Ni equipos marrulleros ni árbitros caseros
El fenómeno de las racionalizaciones partidistas se está trasladando a la evaluación de la actividad del poder judicial, percibida de forma creciente como guiada más por intereses políticos que técnico-jurídicos
Dime a qué bando te adscribes y te diré qué piensas sobre este u otro asunto público. De paso te diré los medios que consumes o las personas a las que sigues en las redes sociales. Lo cierto es que la adscripción a una determinada identidad política parece haber absorbido toda capacidad para mantener una distancia crítica hacia las posiciones de nuestro grupo de referencia. Lo que en la democracia se veía siempre como una virtud, el gozar de autonomía de criterio, el fundamento del pluralismo, se percibe ahora como debilidad. Es más, como algo equivalente a “pasarse al enemigo”. El resultado es que se “piensa por batallones”, como decía Javier Pradera, y este síndrome se ha acentuado con la polarización y, en particular, con la aparición de una política cada vez más compleja en la que la escisión nosotros/ellos cumple la función de reducirla.
Traigo esto a colación porque el fenómeno de las racionalizaciones partidistas se está trasladando a la evaluación de la actividad del poder judicial, percibida de forma creciente como guiada más por intereses políticos que técnico-jurídicos. La máxima aquí sería la siguiente: dime a quién beneficia una determinada sentencia que interfiere en el posicionamiento político de grupos en disputa y te diré el color político del juez o tribunal que la dicta. Y lo mismo vale para el comportamiento de los fiscales o los magistrados del Tribunal Constitucional. Hasta que las sentencias las dicte algún robot de IA, si alguna vez llega a ocurrir, es obvio que los jueces tienen sesgos ideológicos, pero hay que presumir que son la boca de la ley, no la boca de este u otro partido. Para intentar justificar por qué esto es así, el catedrático Andrés Ollero, exmiembro del Constitucional y que tantas veces fuera acusado de partidista por haber sido en su día diputado del PP, escribió el libro Votos particulares, en el que muestra cómo 33 veces disintió del voto mayoritario de sentencias consideradas conservadoras y 36 de las progresistas. Muy sesgado no debía de estar. Seguro que podemos encontrar ejemplos similares de magistrados del otro lado.

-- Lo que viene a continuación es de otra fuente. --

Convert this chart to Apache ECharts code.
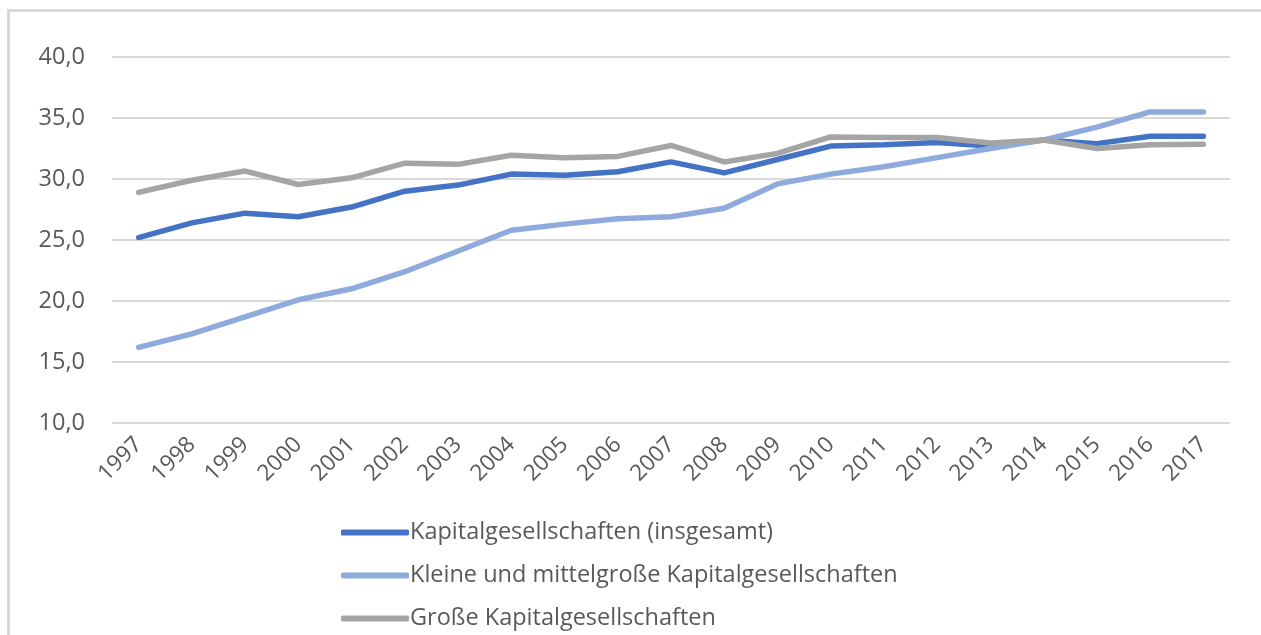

Si esto es así, ¿por qué el PP se niega en redondo a renovar el CGPJ? O, ¿por qué actúa el fiscal general con la apariencia de un delegado del Gobierno? O, ¿cómo es posible que el actual Constitucional sentencie siempre reproduciendo milimétricamente su presunta distribución ideológica? El ciudadano de a pie tiene buenas razones para pensar que hay una indudable interferencia política en la vida judicial, y que aquí también se “sentencia por batallones”, como si el derecho fuera un chicle que puede extenderse de forma casi ilimitada en la dirección querida. Los medios tampoco ayudan. Si se fijan, en la última sentencia de ese tribunal sobre el caso de los ERE, los medios favorables al Gobierno compraron unánimemente las razones de la mayoría, mientras que los de la oposición porfiaron por denigrarla. Cero disidencias en cada uno de ellos. Pero a menos que se leyeran unos y otros no había forma de enterarse de los argumentos en disputa para poder acceder a un criterio propio. Lo complejo se liquida aproximándolo a las posiciones de parte, no haciendo pedagogía.
Las instituciones del Estado de derecho son ahora mismo la víctima propiciatoria de las pulsiones iliberales que presionan por doquier. Es obligación de todos defenderlas, pero sobre todo de explicar su sentido dentro del sistema. Y tengo para mí que este reside en su incómodo papel de árbitro. El de las fuerzas políticas es el de enfrentarse entre sí y hacerlo sujetándose a las normas; el del árbitro es el de aplicarlas, sin favoritismos. No queremos equipos marrulleros, pero tampoco árbitros caseros.